Annabelle and I just got back last night from a little trip to see family in the "Big D". It was such a blessing to be surrounded by family and friends, and people who love and adore my little preciousness!!! This week, we are preparing for a LONG road trip "home" to Minnesota. I am getting really excited about it, but also super nervous and anxious. i get like that when i know i will be out of my "comfort zone." I know SHE will do great, its me who gets all weird. We are driving, and i am not sure how a 3 month old will do in a car seat for that long. I just look forward to actually GETTING there! im so excited to see friends and family when we are there. and i am very happy that Craig will be so happy to be there. he works so hard every day and deserves a long vacation. I am so thankful for him and all his hard work. Annabelle and I are lucky girls.
So, I have been thinking about "Schedule". I have never had a baby, or been around many babies. so, of course, all of this is a learning process. i have been around a LOT of 3 year olds, so I feel that stage of life MIGHT come a little easier, but its THIS stage of life that I need advice and a little guidance. I have been thinking so much about how i want to TEACH now so that i dont have to CORRECT later. Does that make sense? I am thinking about a baby schedule now, because of how much more alert she is. She is not a "newborn" anymore who needs no schedule. She doesnt just sleep and eat anymore. She needs play, stimulation, interaction. I have been thinking of this because I had people ask me what kind of schedule she is on. I have just been letting HER make her own schedule during the day. I thought that was ok, but now i am questioning it. I let her eat when she wants to, nap when she wants to, and snuggle or play when she wants to. It has gone great in my opinion. our days seem well balanced and run smoothly. BUT, is it time that I have SET naptimes? SET eating times? how does that work? I dont want to eventually regret not making more of a schedule, and then fight to make one. Do i start now? anyways, i have been encouraged to read about it. so, maybe i will. I just feel like reading about things like that, just makes me feel like I am doing something wrong. Babies are all different. wont it just be more frustrating for me and for her if i force certain things into our day? I dont know.

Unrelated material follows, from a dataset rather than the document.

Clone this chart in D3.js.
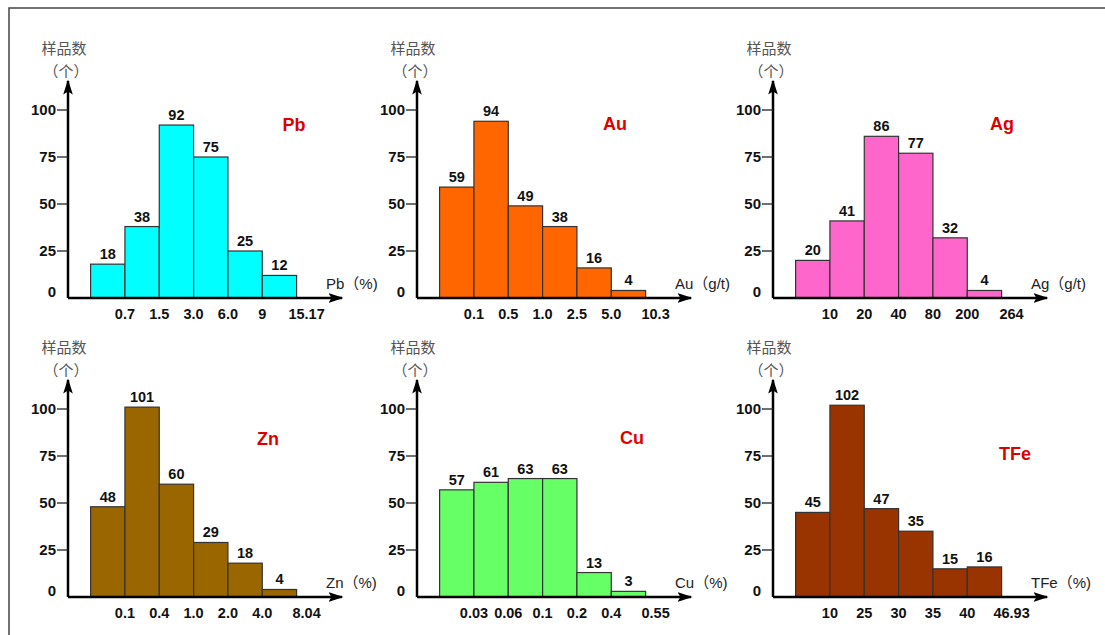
<!DOCTYPE html>
<html lang="zh">

<head>
    <meta charset="UTF-8">
    <title>样品数直方图</title>
    <script src="https://cdn.jsdelivr.net/npm/d3@7"></script>
    <style>
        body {
            margin: 0;
            background: #fff;
        }

        svg text {
            font-family: "Liberation Sans", Arial, "Noto Sans CJK SC", sans-serif;
        }

        .tick-y {
            font-weight: bold;
            font-size: 15px;
            fill: #111;
        }

        .tick-x {
            font-weight: bold;
            font-size: 14.5px;
            fill: #111;
        }

        .val {
            font-weight: bold;
            font-size: 14.5px;
            fill: #111;
        }

        .name {
            font-weight: bold;
            font-size: 18px;
            fill: #dd0000;
        }

        .unit {
            font-size: 15px;
            fill: #222;
        }

        .ylab {
            font-family: "Noto Sans CJK SC", sans-serif;
            font-size: 15px;
            fill: #555;
        }
    </style>
</head>

<body>
    <script>
        // values
        const elements = ["Pb", "Au", "Ag", "Zn", "Cu", "TFe"];
        const units = ["%", "g/t", "g/t", "%", "%", "%"];
        const pbCounts = [18, 38, 92, 75, 25, 12];
        const auCounts = [59, 94, 49, 38, 16, 4];
        const agCounts = [20, 41, 86, 77, 32, 4];
        const znCounts = [48, 101, 60, 29, 18, 4];
        const cuCounts = [57, 61, 63, 63, 13, 3];
        const tfeCounts = [45, 102, 47, 35, 15, 16];
        const pbBreaks = ["0.7", "1.5", "3.0", "6.0", "9", "15.17"];
        const auBreaks = ["0.1", "0.5", "1.0", "2.5", "5.0", "10.3"];
        const agBreaks = ["10", "20", "40", "80", "200", "264"];
        const znBreaks = ["0.1", "0.4", "1.0", "2.0", "4.0", "8.04"];
        const cuBreaks = ["0.03", "0.06", "0.1", "0.2", "0.4", "0.55"];
        const tfeBreaks = ["10", "25", "30", "35", "40", "46.93"];
        const yTicks = [25, 50, 75, 100];

        const colors = ["#00ffff", "#ff6600", "#ff66cc", "#996600", "#66ff66", "#993300"];
        const counts = [pbCounts, auCounts, agCounts, znCounts, cuCounts, tfeCounts];
        const breaks = [pbBreaks, auBreaks, agBreaks, znBreaks, cuBreaks, tfeBreaks];

        // panel placement: axis origin and where the element name sits
        const layout = [
            { ox: 68, oy: 298, tx: 226, ty: -174 },
            { ox: 417, oy: 298, tx: 198, ty: -175 },
            { ox: 773, oy: 298, tx: 229, ty: -175 },
            { ox: 68, oy: 597, tx: 200, ty: -159 },
            { ox: 417, oy: 597, tx: 215, ty: -160 },
            { ox: 773, oy: 597, tx: 242, ty: -144 },
        ];

        const width = 1105;
        const height = 635;

        const svg = d3.select("body").append("svg")
            .attr("width", width).attr("height", height);

        svg.append("defs").append("marker")
            .attr("id", "arrow")
            .attr("viewBox", "0 0 10 10")
            .attr("refX", 9).attr("refY", 5)
            .attr("markerWidth", 6).attr("markerHeight", 6)
            .attr("markerUnits", "strokeWidth")
            .attr("orient", "auto")
            .append("path").attr("d", "M0,1.8 L10,5 L0,8.2 L2,5 Z").attr("fill", "#000");

        // frame
        svg.append("rect")
            .attr("x", 9).attr("y", 8)
            .attr("width", 1300).attr("height", 800)
            .attr("fill", "none").attr("stroke", "#444").attr("stroke-width", 1.5);

        elements.forEach((el, i) => {
            const { ox, oy, tx, ty } = layout[i];
            const data = counts[i];
            const g = svg.append("g");

            const y = d3.scaleLinear().domain([0, 100]).range([oy, oy - 188]);
            const x = d3.scaleBand()
                .domain(d3.range(data.length))
                .range([ox + 22.6, ox + 22.6 + 206])
                .padding(0);

            // bars
            g.selectAll("rect.bar")
                .data(data)
                .join("rect")
                .attr("class", "bar")
                .attr("x", (d, j) => x(j))
                .attr("y", d => y(d))
                .attr("width", x.bandwidth())
                .attr("height", d => y(0) - y(d))
                .attr("fill", colors[i])
                .attr("stroke", "#333")
                .attr("stroke-width", 1.2);

            g.selectAll("text.val")
                .data(data)
                .join("text")
                .attr("class", "val")
                .attr("x", (d, j) => x(j) + x.bandwidth() / 2)
                .attr("y", d => y(d) - 5)
                .attr("text-anchor", "middle")
                .text(d => d);

            // axes
            g.append("line")
                .attr("x1", ox).attr("y1", oy)
                .attr("x2", ox).attr("y2", oy - 217)
                .attr("stroke", "#000").attr("stroke-width", 2.5)
                .attr("marker-end", "url(#arrow)");
            g.append("line")
                .attr("x1", ox).attr("y1", oy)
                .attr("x2", ox + 274).attr("y2", oy)
                .attr("stroke", "#000").attr("stroke-width", 2.5)
                .attr("marker-end", "url(#arrow)");

            g.selectAll("line.ty")
                .data(yTicks)
                .join("line")
                .attr("class", "ty")
                .attr("x1", ox - 11).attr("x2", ox)
                .attr("y1", d => y(d)).attr("y2", d => y(d))
                .attr("stroke", "#222").attr("stroke-width", 1.3);

            g.selectAll("text.tick-y")
                .data([0, ...yTicks])
                .join("text")
                .attr("class", "tick-y")
                .attr("x", ox - 12)
                .attr("y", d => d === 0 ? y(d) - 1 : y(d) + 5)
                .attr("text-anchor", "end")
                .text(d => d);

            g.selectAll("text.tick-x")
                .data(breaks[i])
                .join("text")
                .attr("class", "tick-x")
                .attr("x", (d, j) => x(j) + x.bandwidth() + (j === data.length - 1 ? 10 : 0))
                .attr("y", oy + 21)
                .attr("text-anchor", "middle")
                .text(d => d);

            // labels
            g.append("text")
                .attr("class", "ylab")
                .attr("x", ox - 4).attr("y", oy - 244)
                .attr("text-anchor", "middle")
                .text("样品数");
            g.append("text")
                .attr("class", "ylab")
                .attr("x", ox - 2).attr("y", oy - 221)
                .attr("text-anchor", "middle")
                .text("（个）");

            g.append("text")
                .attr("class", "unit")
                .attr("x", ox + 258).attr("y", oy - 9)
                .text(`${el}（${units[i]})`);

            g.append("text")
                .attr("class", "name")
                .attr("x", ox + tx).attr("y", oy + ty + 7)
                .attr("text-anchor", "middle")
                .text(el);
        });
    </script>
</body>

</html>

One thing is, I know she is ready to sleep in her own room. I plan on making that work when we get back from our vacation. maybe its more me who hasnt been ready to let her sleep in there yet. She sleeps SO good at night, that I wonder if she is in there by herself, that I will just sleep through something that she might need. I want to be a laid back mom, but also very active in direction and guidance. I hope I can find a good balance of that. Any advice or good books to read, PLEASE let me know.
Something else I have been thinking of...Friends. Lifelong Friends. There are people in my life, and people i see in Craig's life who we consider lifelong friends. These are people we may not talk to for a while, but still hold so dear to our hearts. There are those in my life who I have lost so much touch with. BUT, still consider to be a best friend. I have been thinking about how amazing it is to have these kinds of people in our lives. When something rocks our world, something maybe tragic or just plain sad, we are always 'there' for each other. we may not have talked in a few months, or even years, but will always be someone to cry with, or laugh with, and share craziness of life with. I love these relationships. Just because you dont talk to someone every day, or see someone in a few years, doesnt mean you arent super duper close with them. There is something that connects you to certain people in life. I have such a deep love and care for these people and want them to know that if there is EVER anything I can do for them, if there is a time I can just BE there, I will! and I know the same is for them.